___ TASK MATERIAL

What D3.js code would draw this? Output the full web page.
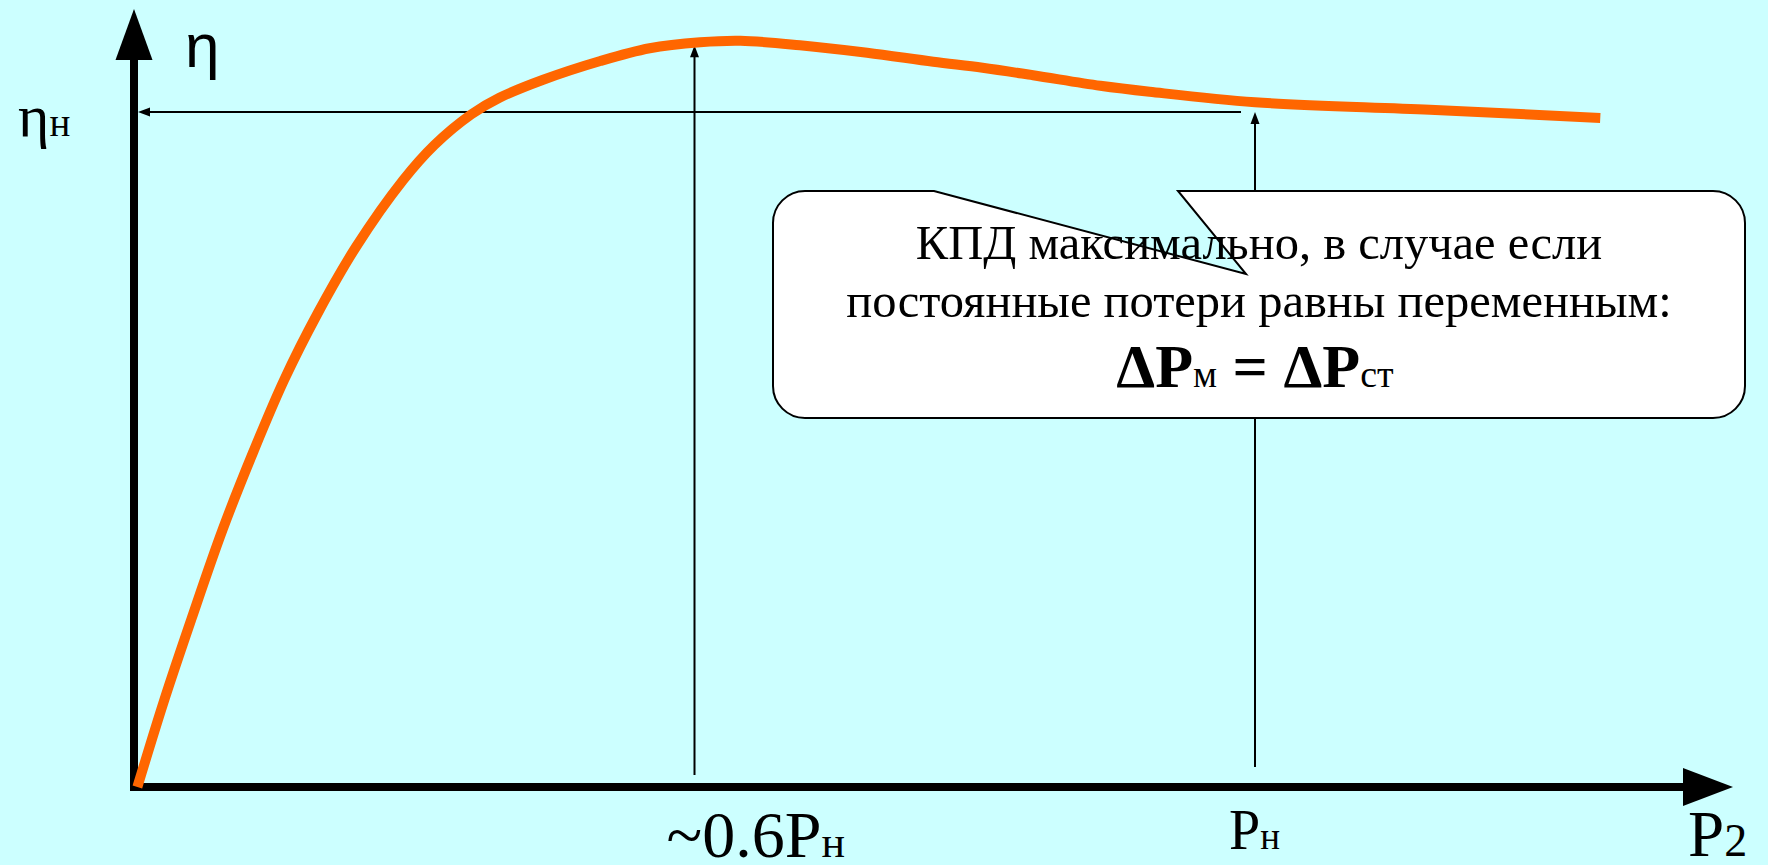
<!DOCTYPE html>
<html>
<head>
<meta charset="utf-8">
<script src="https://cdn.jsdelivr.net/npm/d3@7"></script>
<style>
  html, body { margin: 0; padding: 0; background: #ccffff; overflow: hidden; }
  svg { display: block; }
</style>
</head>
<body>
<div id="chart"></div>
<script>
// load P2 in units of rated power Pн, efficiency relative (ηн = 0.9)
const loadP2 = [0.003, 0.027, 0.051, 0.079, 0.107, 0.134, 0.164, 0.198, 0.240, 0.268, 0.301, 0.326,
  0.365, 0.416, 0.460, 0.505, 0.541, 0.594, 0.654, 0.713, 0.757, 0.802, 0.862, 0.906, 1.0, 1.156, 1.308];
const eta = [0, 0.116, 0.223, 0.343, 0.449, 0.543, 0.632, 0.720, 0.809, 0.856, 0.897, 0.919,
  0.943, 0.968, 0.985, 0.993, 0.995, 0.989, 0.979, 0.967, 0.959, 0.949, 0.935, 0.927, 0.913, 0.903, 0.892];

const dropX = [0.5, 1.0];          // drop lines: max efficiency, rated load
const dropTop = [0.989, 0.9];      // where their arrows end
const dropLabels = [['~0.6P', 'н'], ['P', 'н']];
const etaRated = 0.9;

const calloutLines = ['КПД максимально, в случае если', 'постоянные потери равны переменным:'];
const formulaParts = [['ΔP', 'big'], ['м', 'small'], [' = ', 'big'], ['ΔP', 'big'], ['ст', 'small']];

const W = 1768, H = 865;
const x = d3.scaleLinear().domain([0, 1]).range([134, 1255]);
const y = d3.scaleLinear().domain([0, 1]).range([787, 37]);

const svg = d3.select('#chart').append('svg')
  .attr('width', W).attr('height', H);

svg.append('rect').attr('width', W).attr('height', H).attr('fill', '#ccffff');

const serif = '"Liberation Serif", "Times New Roman", serif';
const sans = '"Liberation Sans", Arial, sans-serif';

// ── Axes ──
svg.append('line')
  .attr('x1', x(0)).attr('x2', x(0))
  .attr('y1', y(0) + 4).attr('y2', 58)
  .attr('stroke', '#000').attr('stroke-width', 8);
svg.append('path')
  .attr('d', `M${x(0)},9 L${x(0) - 18.5},60 L${x(0) + 18.5},60 Z`)
  .attr('fill', '#000');

svg.append('line')
  .attr('x1', x(0) - 4).attr('x2', 1688)
  .attr('y1', y(0)).attr('y2', y(0))
  .attr('stroke', '#000').attr('stroke-width', 8);
svg.append('path')
  .attr('d', `M1733,${y(0)} L1683,${y(0) - 19} L1683,${y(0) + 19} Z`)
  .attr('fill', '#000');

// small arrow helper
function arrowHead(tx, ty, dir) {
  const L = 12, w = 4.5;
  if (dir === 'up') return `M${tx},${ty} L${tx - w},${ty + L} L${tx + w},${ty + L} Z`;
  return `M${tx},${ty} L${tx + L},${ty - w} L${tx + L},${ty + w} Z`;
}

// ηн reference line
svg.append('line')
  .attr('x1', x(0) + 12).attr('x2', 1241)
  .attr('y1', y(etaRated)).attr('y2', y(etaRated))
  .attr('stroke', '#000').attr('stroke-width', 2);
svg.append('path').attr('d', arrowHead(x(0) + 4, y(etaRated), 'left')).attr('fill', '#000');

// drop lines
const dropBottom = [775, 767];
dropX.forEach((v, i) => {
  svg.append('line')
    .attr('x1', x(v)).attr('x2', x(v))
    .attr('y1', dropBottom[i]).attr('y2', y(dropTop[i]) + 10)
    .attr('stroke', '#000').attr('stroke-width', 2);
  svg.append('path').attr('d', arrowHead(x(v), y(dropTop[i]), 'up')).attr('fill', '#000');
});

// ── Curve ──
const pts = loadP2.map((v, i) => [v, eta[i]]);
const line = d3.line()
  .x(d => x(d[0]))
  .y(d => y(d[1]))
  .curve(d3.curveCatmullRom.alpha(0.5));

svg.append('path')
  .datum(pts)
  .attr('fill', 'none')
  .attr('stroke', '#ff6600')
  .attr('stroke-width', 10)
  .attr('stroke-linecap', 'butt')
  .attr('d', line);

// ── Callout ──
const box = { x0: 773, y0: 191, x1: 1745, y1: 418, r: 32 };
const notch = { a: 934, b: 1178, tx: 1246, ty: 274 };
const r = box.r;
const calloutPath =
  `M${box.x0 + r},${box.y0} L${notch.a},${box.y0} L${notch.tx},${notch.ty} L${notch.b},${box.y0} ` +
  `L${box.x1 - r},${box.y0} A${r},${r} 0 0 1 ${box.x1},${box.y0 + r} ` +
  `L${box.x1},${box.y1 - r} A${r},${r} 0 0 1 ${box.x1 - r},${box.y1} ` +
  `L${box.x0 + r},${box.y1} A${r},${r} 0 0 1 ${box.x0},${box.y1 - r} ` +
  `L${box.x0},${box.y0 + r} A${r},${r} 0 0 1 ${box.x0 + r},${box.y0} Z`;

svg.append('path')
  .attr('d', calloutPath)
  .attr('fill', '#fff')
  .attr('stroke', '#000')
  .attr('stroke-width', 2);

const cx = (box.x0 + box.x1) / 2;
const lineY = [259, 317];
calloutLines.forEach((t, i) => {
  svg.append('text')
    .attr('x', cx).attr('y', lineY[i])
    .attr('text-anchor', 'middle')
    .style('font-family', serif).style('font-size', '48.5px')
    .attr('fill', '#000')
    .text(t);
});

const formula = svg.append('text')
  .attr('x', cx - 4).attr('y', 387)
  .attr('text-anchor', 'middle')
  .style('font-family', serif)
  .attr('fill', '#000');
formulaParts.forEach(([t, kind]) => {
  formula.append('tspan')
    .style('font-size', kind === 'big' ? '62px' : '38px')
    .style('font-weight', kind === 'big' ? 'bold' : 'normal')
    .text(t);
});

// ── Labels ──
svg.append('text')
  .attr('x', 185).attr('y', 67)
  .style('font-family', sans).style('font-size', '62px')
  .text('η');

const etaN = svg.append('text')
  .attr('x', 18).attr('y', y(etaRated) + 24)
  .style('font-family', serif);
etaN.append('tspan').style('font-size', '60px').text('η');
etaN.append('tspan').style('font-size', '39px').text('н');

const labelPos = [{ dx: -28, y: 857, fs: 66 }, { dx: -26, y: 849, fs: 56 }];
dropLabels.forEach((lab, i) => {
  const t = svg.append('text')
    .attr('x', x(dropX[i]) + labelPos[i].dx).attr('y', labelPos[i].y)
    .style('font-family', serif);
  t.append('tspan').style('font-size', labelPos[i].fs + 'px').text(lab[0]);
  t.append('tspan').style('font-size', Math.round(labelPos[i].fs * 0.66) + 'px').text(lab[1]);
});

const p2 = svg.append('text')
  .attr('x', 1688).attr('y', 856)
  .style('font-family', serif);
p2.append('tspan').style('font-size', '65px').text('P');
p2.append('tspan').style('font-size', '46px').text('2');
</script>
</body>
</html>
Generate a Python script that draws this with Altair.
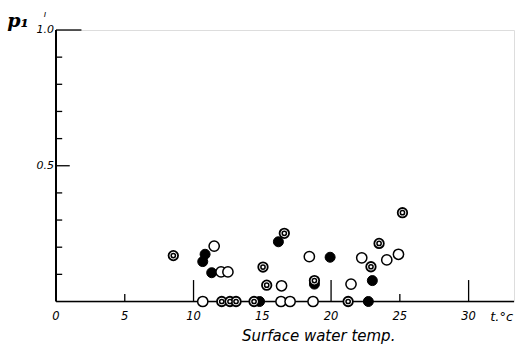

______

EXERCISE DESCRIPTION:
Each line holding "this" must be found and copied.

TASK RESPONSE:
What D3.js code would draw this? Output the full web page.
Generate a Python script that draws this with Altair.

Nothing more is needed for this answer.